Le Parlement ne s'est pas fixé d'objectif, on ignore donc l'ampleur des économies à réaliser en Suisse. C'est ce calcul que demandait la loi sur le CO2 refusée en votation. Le texte accepté dans les urnes stipule seulement que les émissions doivent être réalisées autant que possible en Suisse. Pour Knutti, c'est une erreur.
Dans l'ensemble, le dernier rapport de l'OFEV montre qu'en 2022, les émissions étaient inférieures de 24% à celles de 1990, passant de 41,7 à 31,1 millions de tonnes d'équivalent CO2. On a raté de peu l'objectif national pour 2020. Mais il ne concerne que la consommation en Suisse et exclut les produits importés fabriqués à l'étranger. «L'empreinte totale basée sur la consommation est en fait plus de deux fois supérieure à celle du pays», nuance Reto Knutti. En 2021, 67% de ces émissions provenaient de la production de biens importés.

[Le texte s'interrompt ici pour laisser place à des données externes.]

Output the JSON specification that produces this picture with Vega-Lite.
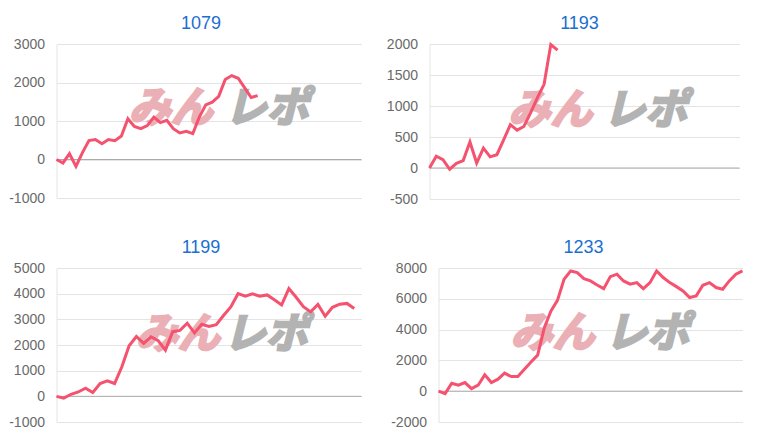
{
  "$schema": "https://vega.github.io/schema/vega-lite/v6.json",
  "background": "white",
  "padding": {"left": 8.5, "top": 15, "right": 5, "bottom": 5},
  "config": {
    "view": {"stroke": null},
    "font": "Liberation Sans",
    "axisY": {"grid": true, "gridColor": "#e4e4e4", "domainColor": "#e4e4e4", "ticks": false, "labelPadding": 12, "labelColor": "#6a6a6a", "labelFontSize": 14, "labelFont": "Liberation Sans", "labelOverlap": false, "labelFlush": false, "labelBound": false, "labelExpr": "'' + datum.value", "title": null},
    "title": {"fontSize": 18, "color": "#1a6fd1", "fontWeight": "normal", "anchor": "middle", "frame": "group", "offset": 4, "font": "Liberation Sans"}
  },
  "datasets": {
    "p1": [{"i":0,"v":0},{"i":1,"v":-90},{"i":2,"v":150},{"i":3,"v":-180},{"i":4,"v":180},{"i":5,"v":490},{"i":6,"v":520},{"i":7,"v":410},{"i":8,"v":520},{"i":9,"v":490},{"i":10,"v":610},{"i":11,"v":1060},{"i":12,"v":860},{"i":13,"v":800},{"i":14,"v":880},{"i":15,"v":1100},{"i":16,"v":960},{"i":17,"v":1020},{"i":18,"v":800},{"i":19,"v":690},{"i":20,"v":730},{"i":21,"v":670},{"i":22,"v":1100},{"i":23,"v":1420},{"i":24,"v":1490},{"i":25,"v":1640},{"i":26,"v":2080},{"i":27,"v":2180},{"i":28,"v":2110},{"i":29,"v":1860},{"i":30,"v":1610},{"i":31,"v":1660}],
    "p2": [{"i":0,"v":0},{"i":1,"v":190},{"i":2,"v":135},{"i":3,"v":-20},{"i":4,"v":75},{"i":5,"v":120},{"i":6,"v":420},{"i":7,"v":80},{"i":8,"v":320},{"i":9,"v":180},{"i":10,"v":215},{"i":11,"v":455},{"i":12,"v":700},{"i":13,"v":610},{"i":14,"v":670},{"i":15,"v":890},{"i":16,"v":1130},{"i":17,"v":1350},{"i":18,"v":1990},{"i":19,"v":1900}],
    "p3": [{"i":0,"v":0},{"i":1,"v":-70},{"i":2,"v":80},{"i":3,"v":170},{"i":4,"v":320},{"i":5,"v":150},{"i":6,"v":500},{"i":7,"v":600},{"i":8,"v":500},{"i":9,"v":1150},{"i":10,"v":1970},{"i":11,"v":2330},{"i":12,"v":2060},{"i":13,"v":2320},{"i":14,"v":2170},{"i":15,"v":1800},{"i":16,"v":2520},{"i":17,"v":2570},{"i":18,"v":2850},{"i":19,"v":2470},{"i":20,"v":2810},{"i":21,"v":2720},{"i":22,"v":2790},{"i":23,"v":3150},{"i":24,"v":3480},{"i":25,"v":4000},{"i":26,"v":3900},{"i":27,"v":3990},{"i":28,"v":3900},{"i":29,"v":3950},{"i":30,"v":3760},{"i":31,"v":3560},{"i":32,"v":4200},{"i":33,"v":3860},{"i":34,"v":3490},{"i":35,"v":3290},{"i":36,"v":3580},{"i":37,"v":3120},{"i":38,"v":3470},{"i":39,"v":3590},{"i":40,"v":3620},{"i":41,"v":3420}],
    "p4": [{"i":0,"v":0},{"i":1,"v":-160},{"i":2,"v":520},{"i":3,"v":390},{"i":4,"v":560},{"i":5,"v":170},{"i":6,"v":390},{"i":7,"v":1060},{"i":8,"v":560},{"i":9,"v":780},{"i":10,"v":1170},{"i":11,"v":950},{"i":12,"v":950},{"i":13,"v":1430},{"i":14,"v":1900},{"i":15,"v":2340},{"i":16,"v":4100},{"i":17,"v":5200},{"i":18,"v":5900},{"i":19,"v":7270},{"i":20,"v":7810},{"i":21,"v":7700},{"i":22,"v":7310},{"i":23,"v":7160},{"i":24,"v":6900},{"i":25,"v":6660},{"i":26,"v":7440},{"i":27,"v":7600},{"i":28,"v":7160},{"i":29,"v":6950},{"i":30,"v":7050},{"i":31,"v":6660},{"i":32,"v":7050},{"i":33,"v":7810},{"i":34,"v":7380},{"i":35,"v":7050},{"i":36,"v":6790},{"i":37,"v":6510},{"i":38,"v":6080},{"i":39,"v":6190},{"i":40,"v":6880},{"i":41,"v":7050},{"i":42,"v":6730},{"i":43,"v":6620},{"i":44,"v":7160},{"i":45,"v":7600},{"i":46,"v":7810}]
  },
  "spacing": 33,
  "vconcat": [
    {
      "spacing": 23,
      "hconcat": [
        {
          "width": 305, "height": 154,
          "title": {"text": "1079", "dx": -8},
          "layer": [
            {"data": {"values": [{}]}, "mark": {"type": "text", "text": "みん", "font": "Noto Sans CJK JP", "fontSize": 42, "fontWeight": "bold", "fontStyle": "italic", "color": "#eab0b5", "stroke": "#eab0b5", "strokeWidth": 2.5},
             "encoding": {"x": {"datum": 17.6, "type": "quantitative", "scale": {"domain": [0, 47]}, "axis": null}, "y": {"datum": 1300, "type": "quantitative", "scale": {"domain": [-1000, 3000]}, "axis": {"values": [-1000, 0, 1000, 2000, 3000]}}}},
            {"data": {"values": [{}]}, "mark": {"type": "text", "text": "レポ", "font": "Noto Sans CJK JP", "fontSize": 42, "fontWeight": "bold", "fontStyle": "italic", "color": "#b3b3b3", "stroke": "#b3b3b3", "strokeWidth": 2.5},
             "encoding": {"x": {"datum": 32.4, "type": "quantitative", "scale": {"domain": [0, 47]}, "axis": null}, "y": {"datum": 1300, "type": "quantitative", "scale": {"domain": [-1000, 3000]}, "axis": {"values": [-1000, 0, 1000, 2000, 3000]}}}},
            {"data": {"values": [{}]}, "mark": {"type": "rule", "color": "#aaaaaa", "strokeWidth": 1},
             "encoding": {"y": {"datum": 0, "type": "quantitative", "scale": {"domain": [-1000, 3000]}, "axis": {"values": [-1000, 0, 1000, 2000, 3000]}}}},
            {"data": {"name": "p1"}, "mark": {"type": "line", "color": "#f4526f", "strokeWidth": 3},
             "encoding": {
               "x": {"field": "i", "type": "quantitative", "scale": {"domain": [0, 47]}, "axis": null},
               "y": {"field": "v", "type": "quantitative", "scale": {"domain": [-1000, 3000]}, "axis": {"values": [-1000, 0, 1000, 2000, 3000]}}
             }}
          ]
        },
        {
          "width": 310, "height": 155,
          "title": {"text": "1193", "dx": -5},
          "layer": [
            {"data": {"values": [{}]}, "mark": {"type": "text", "text": "みん", "font": "Noto Sans CJK JP", "fontSize": 42, "fontWeight": "bold", "fontStyle": "italic", "color": "#eab0b5", "stroke": "#eab0b5", "strokeWidth": 2.5},
             "encoding": {"x": {"datum": 17.9, "type": "quantitative", "scale": {"domain": [0, 46]}, "axis": null}, "y": {"datum": 924, "type": "quantitative", "scale": {"domain": [-500, 2000]}, "axis": {"values": [-500, 0, 500, 1000, 1500, 2000]}}}},
            {"data": {"values": [{}]}, "mark": {"type": "text", "text": "レポ", "font": "Noto Sans CJK JP", "fontSize": 42, "fontWeight": "bold", "fontStyle": "italic", "color": "#b3b3b3", "stroke": "#b3b3b3", "strokeWidth": 2.5},
             "encoding": {"x": {"datum": 32.0, "type": "quantitative", "scale": {"domain": [0, 46]}, "axis": null}, "y": {"datum": 924, "type": "quantitative", "scale": {"domain": [-500, 2000]}, "axis": {"values": [-500, 0, 500, 1000, 1500, 2000]}}}},
            {"data": {"values": [{}]}, "mark": {"type": "rule", "color": "#aaaaaa", "strokeWidth": 1},
             "encoding": {"y": {"datum": 0, "type": "quantitative", "scale": {"domain": [-500, 2000]}, "axis": {"values": [-500, 0, 500, 1000, 1500, 2000]}}}},
            {"data": {"name": "p2"}, "mark": {"type": "line", "color": "#f4526f", "strokeWidth": 3},
             "encoding": {
               "x": {"field": "i", "type": "quantitative", "scale": {"domain": [0, 46]}, "axis": null},
               "y": {"field": "v", "type": "quantitative", "scale": {"domain": [-500, 2000]}, "axis": {"values": [-500, 0, 500, 1000, 1500, 2000]}}
             }}
          ]
        }
      ]
    },
    {
      "spacing": 28,
      "hconcat": [
        {
          "width": 305, "height": 154,
          "title": {"text": "1199", "dx": -8},
          "layer": [
            {"data": {"values": [{}]}, "mark": {"type": "text", "text": "みん", "font": "Noto Sans CJK JP", "fontSize": 42, "fontWeight": "bold", "fontStyle": "italic", "color": "#eab0b5", "stroke": "#eab0b5", "strokeWidth": 2.5},
             "encoding": {"x": {"datum": 16.7, "type": "quantitative", "scale": {"domain": [0, 42]}, "axis": null}, "y": {"datum": 2393, "type": "quantitative", "scale": {"domain": [-1000, 5000]}, "axis": {"values": [-1000, 0, 1000, 2000, 3000, 4000, 5000]}}}},
            {"data": {"values": [{}]}, "mark": {"type": "text", "text": "レポ", "font": "Noto Sans CJK JP", "fontSize": 42, "fontWeight": "bold", "fontStyle": "italic", "color": "#b3b3b3", "stroke": "#b3b3b3", "strokeWidth": 2.5},
             "encoding": {"x": {"datum": 28.8, "type": "quantitative", "scale": {"domain": [0, 42]}, "axis": null}, "y": {"datum": 2393, "type": "quantitative", "scale": {"domain": [-1000, 5000]}, "axis": {"values": [-1000, 0, 1000, 2000, 3000, 4000, 5000]}}}},
            {"data": {"values": [{}]}, "mark": {"type": "rule", "color": "#aaaaaa", "strokeWidth": 1},
             "encoding": {"y": {"datum": 0, "type": "quantitative", "scale": {"domain": [-1000, 5000]}, "axis": {"values": [-1000, 0, 1000, 2000, 3000, 4000, 5000]}}}},
            {"data": {"name": "p3"}, "mark": {"type": "line", "color": "#f4526f", "strokeWidth": 3},
             "encoding": {
               "x": {"field": "i", "type": "quantitative", "scale": {"domain": [0, 42]}, "axis": null},
               "y": {"field": "v", "type": "quantitative", "scale": {"domain": [-1000, 5000]}, "axis": {"values": [-1000, 0, 1000, 2000, 3000, 4000, 5000]}}
             }}
          ]
        },
        {
          "width": 304, "height": 154,
          "title": {"text": "1233", "dx": -7},
          "layer": [
            {"data": {"values": [{}]}, "mark": {"type": "text", "text": "みん", "font": "Noto Sans CJK JP", "fontSize": 42, "fontWeight": "bold", "fontStyle": "italic", "color": "#eab0b5", "stroke": "#eab0b5", "strokeWidth": 2.5},
             "encoding": {"x": {"datum": 17.25, "type": "quantitative", "scale": {"domain": [0, 46]}, "axis": null}, "y": {"datum": 3690, "type": "quantitative", "scale": {"domain": [-2000, 8000]}, "axis": {"values": [-2000, 0, 2000, 4000, 6000, 8000]}}}},
            {"data": {"values": [{}]}, "mark": {"type": "text", "text": "レポ", "font": "Noto Sans CJK JP", "fontSize": 42, "fontWeight": "bold", "fontStyle": "italic", "color": "#b3b3b3", "stroke": "#b3b3b3", "strokeWidth": 2.5},
             "encoding": {"x": {"datum": 31.6, "type": "quantitative", "scale": {"domain": [0, 46]}, "axis": null}, "y": {"datum": 3690, "type": "quantitative", "scale": {"domain": [-2000, 8000]}, "axis": {"values": [-2000, 0, 2000, 4000, 6000, 8000]}}}},
            {"data": {"values": [{}]}, "mark": {"type": "rule", "color": "#aaaaaa", "strokeWidth": 1},
             "encoding": {"y": {"datum": 0, "type": "quantitative", "scale": {"domain": [-2000, 8000]}, "axis": {"values": [-2000, 0, 2000, 4000, 6000, 8000]}}}},
            {"data": {"name": "p4"}, "mark": {"type": "line", "color": "#f4526f", "strokeWidth": 3},
             "encoding": {
               "x": {"field": "i", "type": "quantitative", "scale": {"domain": [0, 46]}, "axis": null},
               "y": {"field": "v", "type": "quantitative", "scale": {"domain": [-2000, 8000]}, "axis": {"values": [-2000, 0, 2000, 4000, 6000, 8000]}}
             }}
          ]
        }
      ]
    }
  ]
}
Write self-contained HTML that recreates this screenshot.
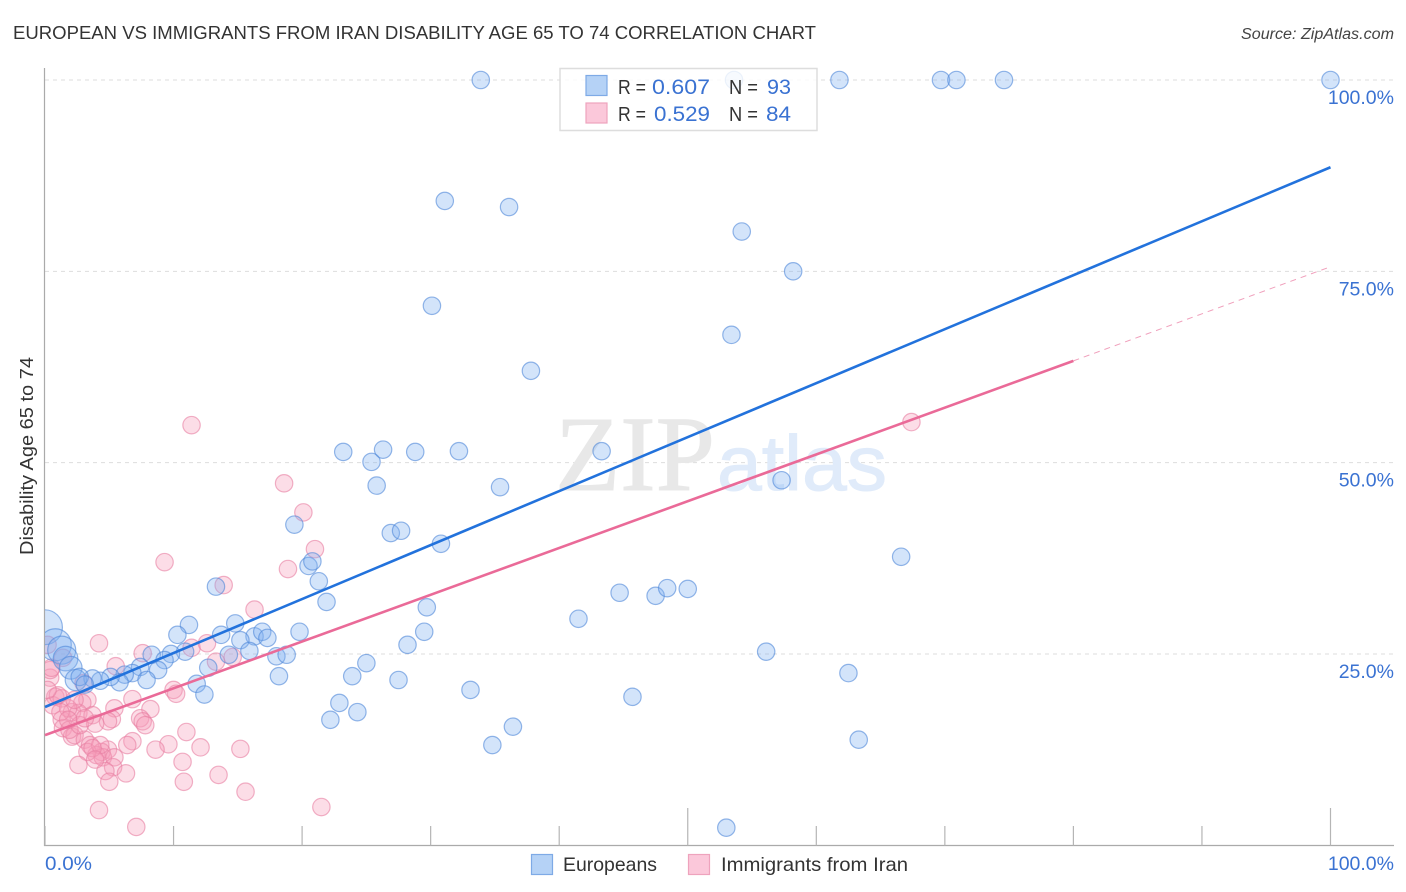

Selon le Global Carbon Project, avec 12,4 tonnes par personne en 2021, l'empreinte de gaz à effet de serre des Helvètes est nettement supérieure à la moyenne mondiale de 4,8 tonnes.
Mais les mentalités évoluent. Reste à savoir si cela suffit. Reto Knutti l'espère. De plus en plus d'alternatives abordables ont vu le jour. Les entreprises se fixent des buts et s'engagent pour un cadre politique clair.
Et en période de hausse du pouvoir d'achat, d'économie sous pression à cause du frein à l'endettement, de hausse des taux d'intérêt, de droits de douane punitifs et de guerre, les tendances nationalistes et conservatrices prennent de l'ampleur. Le porte-monnaie passe alors bien avant l'environnement.
Sous la Coupole, la critique de la décision de la CEDH n'a rien à voir avec le principe de protection du climat. Ce qui déplaît à certains partis, c'est l'ingérence des juges étrangers dans les affaires nationales. Selon certains élus, la décision de la haute cour a été instrumentalisée pour influencer les négociations avec l'UE. Le Parlement serait plus inspiré de définir les contours d'une politique climatique ambitieuse et équitable.